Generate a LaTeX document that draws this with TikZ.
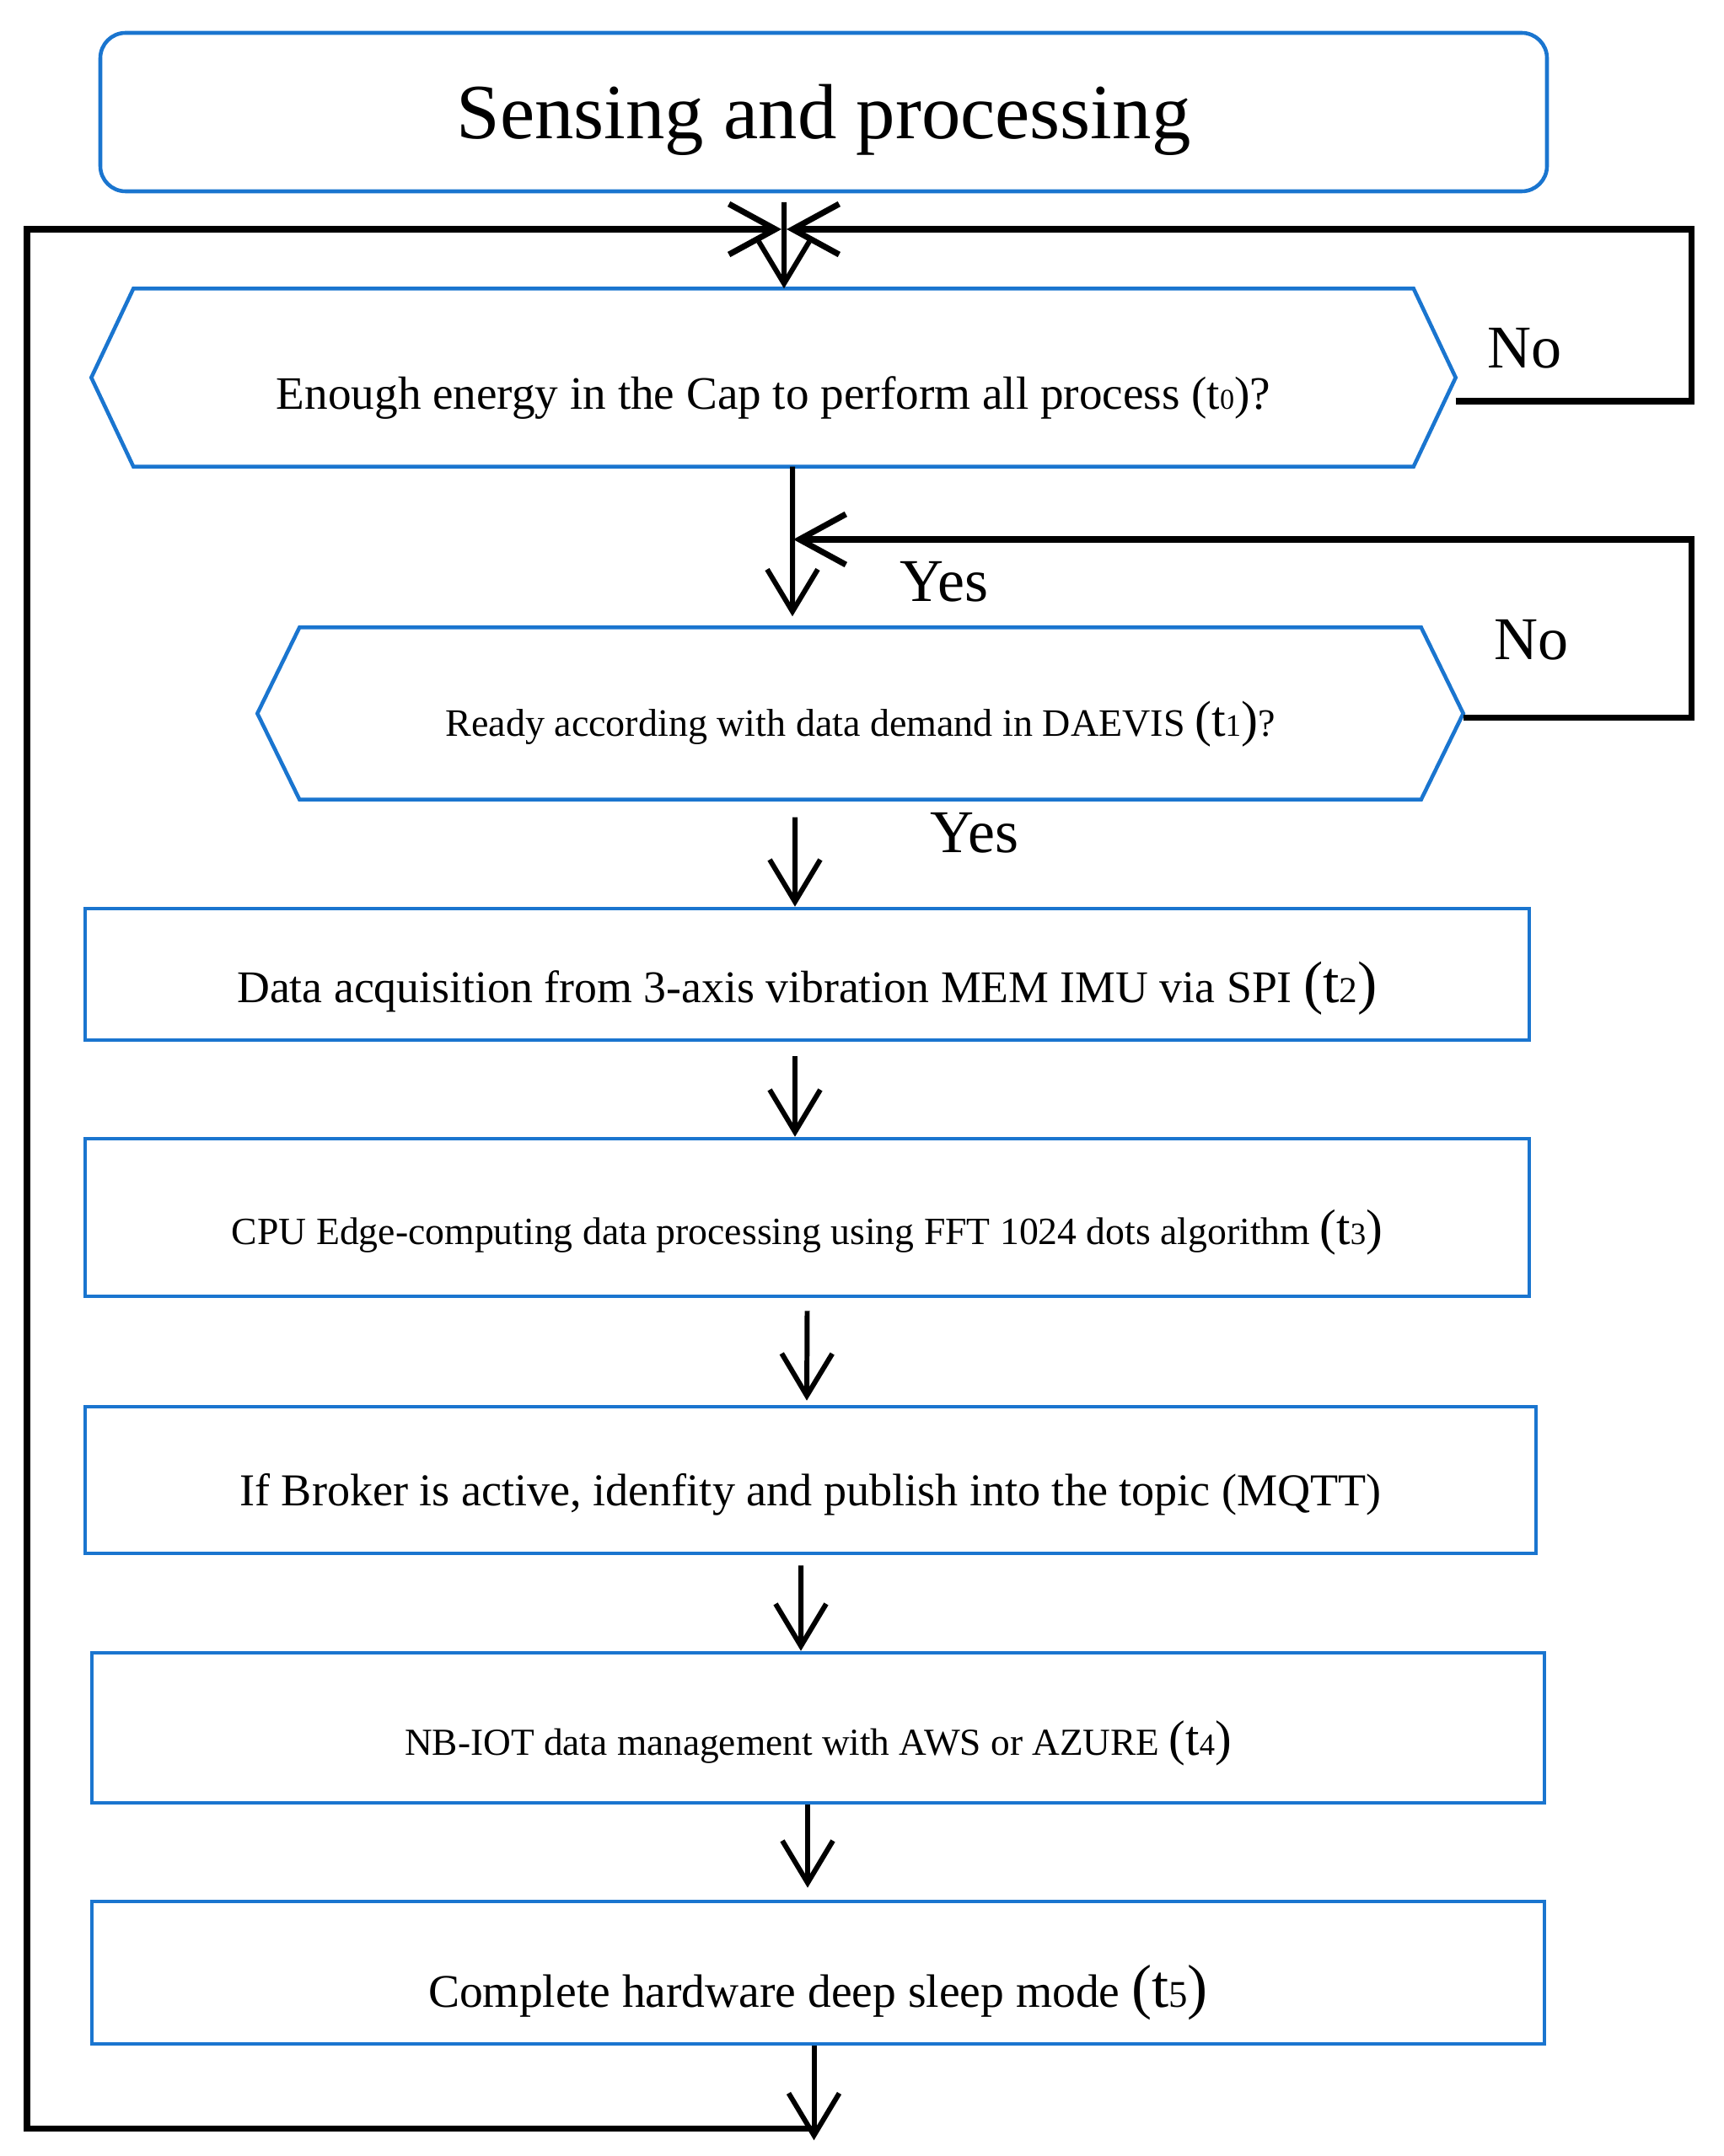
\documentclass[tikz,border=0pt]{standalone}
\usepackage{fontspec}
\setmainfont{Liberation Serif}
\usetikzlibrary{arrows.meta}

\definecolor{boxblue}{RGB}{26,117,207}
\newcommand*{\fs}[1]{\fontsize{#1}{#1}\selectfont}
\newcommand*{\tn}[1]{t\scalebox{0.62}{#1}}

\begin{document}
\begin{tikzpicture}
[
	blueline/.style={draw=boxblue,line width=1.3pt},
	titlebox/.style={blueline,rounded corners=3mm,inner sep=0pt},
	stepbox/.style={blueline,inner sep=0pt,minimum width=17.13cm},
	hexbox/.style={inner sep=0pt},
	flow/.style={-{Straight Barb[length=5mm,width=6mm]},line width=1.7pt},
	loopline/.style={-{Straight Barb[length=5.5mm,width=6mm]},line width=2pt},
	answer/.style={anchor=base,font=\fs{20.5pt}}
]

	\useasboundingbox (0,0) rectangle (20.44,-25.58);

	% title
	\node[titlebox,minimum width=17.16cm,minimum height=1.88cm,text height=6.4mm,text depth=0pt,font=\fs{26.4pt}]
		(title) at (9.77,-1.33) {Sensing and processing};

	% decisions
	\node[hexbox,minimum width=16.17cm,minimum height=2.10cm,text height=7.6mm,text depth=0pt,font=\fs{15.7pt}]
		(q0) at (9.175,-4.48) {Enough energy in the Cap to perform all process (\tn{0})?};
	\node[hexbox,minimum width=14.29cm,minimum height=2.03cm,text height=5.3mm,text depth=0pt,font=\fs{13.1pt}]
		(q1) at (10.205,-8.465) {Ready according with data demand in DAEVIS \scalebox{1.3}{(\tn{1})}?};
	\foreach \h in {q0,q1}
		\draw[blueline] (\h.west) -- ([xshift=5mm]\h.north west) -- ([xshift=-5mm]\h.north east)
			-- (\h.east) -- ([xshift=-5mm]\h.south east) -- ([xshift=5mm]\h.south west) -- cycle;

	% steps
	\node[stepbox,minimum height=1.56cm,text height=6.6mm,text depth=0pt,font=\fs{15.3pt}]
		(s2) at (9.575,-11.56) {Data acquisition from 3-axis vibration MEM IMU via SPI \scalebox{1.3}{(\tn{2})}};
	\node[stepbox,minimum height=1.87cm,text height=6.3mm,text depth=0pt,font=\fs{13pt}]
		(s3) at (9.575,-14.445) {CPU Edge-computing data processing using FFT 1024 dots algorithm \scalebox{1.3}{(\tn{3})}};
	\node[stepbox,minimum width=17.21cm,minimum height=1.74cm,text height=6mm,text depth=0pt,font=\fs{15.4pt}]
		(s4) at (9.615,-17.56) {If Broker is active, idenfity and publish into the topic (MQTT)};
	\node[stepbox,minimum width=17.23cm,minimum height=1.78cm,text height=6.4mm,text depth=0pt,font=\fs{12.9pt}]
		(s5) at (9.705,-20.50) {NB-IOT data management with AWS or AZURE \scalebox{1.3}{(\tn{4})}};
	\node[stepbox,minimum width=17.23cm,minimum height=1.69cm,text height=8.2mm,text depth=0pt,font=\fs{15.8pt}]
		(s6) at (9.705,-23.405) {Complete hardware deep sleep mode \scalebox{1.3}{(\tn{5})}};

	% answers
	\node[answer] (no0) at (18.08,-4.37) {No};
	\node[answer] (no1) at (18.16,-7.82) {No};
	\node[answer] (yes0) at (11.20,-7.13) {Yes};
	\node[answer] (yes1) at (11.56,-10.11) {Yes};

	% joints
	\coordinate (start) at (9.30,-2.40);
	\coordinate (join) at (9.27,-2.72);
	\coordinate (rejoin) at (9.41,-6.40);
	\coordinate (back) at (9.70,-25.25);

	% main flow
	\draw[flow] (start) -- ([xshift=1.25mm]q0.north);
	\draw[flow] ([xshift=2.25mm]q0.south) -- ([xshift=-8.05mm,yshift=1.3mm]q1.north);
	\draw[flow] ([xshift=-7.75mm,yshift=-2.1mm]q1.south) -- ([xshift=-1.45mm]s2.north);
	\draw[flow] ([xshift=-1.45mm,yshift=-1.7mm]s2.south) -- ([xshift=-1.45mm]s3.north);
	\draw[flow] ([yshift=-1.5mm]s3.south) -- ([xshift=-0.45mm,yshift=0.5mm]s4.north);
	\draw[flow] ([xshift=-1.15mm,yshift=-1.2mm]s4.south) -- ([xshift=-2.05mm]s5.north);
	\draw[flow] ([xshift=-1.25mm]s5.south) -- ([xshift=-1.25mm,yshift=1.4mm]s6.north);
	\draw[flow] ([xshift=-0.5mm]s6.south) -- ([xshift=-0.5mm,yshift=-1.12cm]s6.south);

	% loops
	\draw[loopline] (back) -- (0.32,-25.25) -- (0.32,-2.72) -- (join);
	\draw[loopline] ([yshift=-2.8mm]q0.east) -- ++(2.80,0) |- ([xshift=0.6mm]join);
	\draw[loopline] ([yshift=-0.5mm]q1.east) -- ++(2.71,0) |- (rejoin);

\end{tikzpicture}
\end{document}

**THE TASK**
Please take the lines from the beginning of the data above through the line holding "-- (\h.east) -- ([xshift=-5mm]\h.south" and transcribe them exactly, without any pictures.

**RIGHT ANSWER**
Generate a LaTeX document that draws this with TikZ.
\documentclass[tikz,border=0pt]{standalone}
\usepackage{fontspec}
\setmainfont{Liberation Serif}
\usetikzlibrary{arrows.meta}

\definecolor{boxblue}{RGB}{26,117,207}
\newcommand*{\fs}[1]{\fontsize{#1}{#1}\selectfont}
\newcommand*{\tn}[1]{t\scalebox{0.62}{#1}}

\begin{document}
\begin{tikzpicture}
[
	blueline/.style={draw=boxblue,line width=1.3pt},
	titlebox/.style={blueline,rounded corners=3mm,inner sep=0pt},
	stepbox/.style={blueline,inner sep=0pt,minimum width=17.13cm},
	hexbox/.style={inner sep=0pt},
	flow/.style={-{Straight Barb[length=5mm,width=6mm]},line width=1.7pt},
	loopline/.style={-{Straight Barb[length=5.5mm,width=6mm]},line width=2pt},
	answer/.style={anchor=base,font=\fs{20.5pt}}
]

	\useasboundingbox (0,0) rectangle (20.44,-25.58);

	% title
	\node[titlebox,minimum width=17.16cm,minimum height=1.88cm,text height=6.4mm,text depth=0pt,font=\fs{26.4pt}]
		(title) at (9.77,-1.33) {Sensing and processing};

	% decisions
	\node[hexbox,minimum width=16.17cm,minimum height=2.10cm,text height=7.6mm,text depth=0pt,font=\fs{15.7pt}]
		(q0) at (9.175,-4.48) {Enough energy in the Cap to perform all process (\tn{0})?};
	\node[hexbox,minimum width=14.29cm,minimum height=2.03cm,text height=5.3mm,text depth=0pt,font=\fs{13.1pt}]
		(q1) at (10.205,-8.465) {Ready according with data demand in DAEVIS \scalebox{1.3}{(\tn{1})}?};
	\foreach \h in {q0,q1}
		\draw[blueline] (\h.west) -- ([xshift=5mm]\h.north west) -- ([xshift=-5mm]\h.north east)
			-- (\h.east) -- ([xshift=-5mm]\h.south east) -- ([xshift=5mm]\h.south west) -- cycle;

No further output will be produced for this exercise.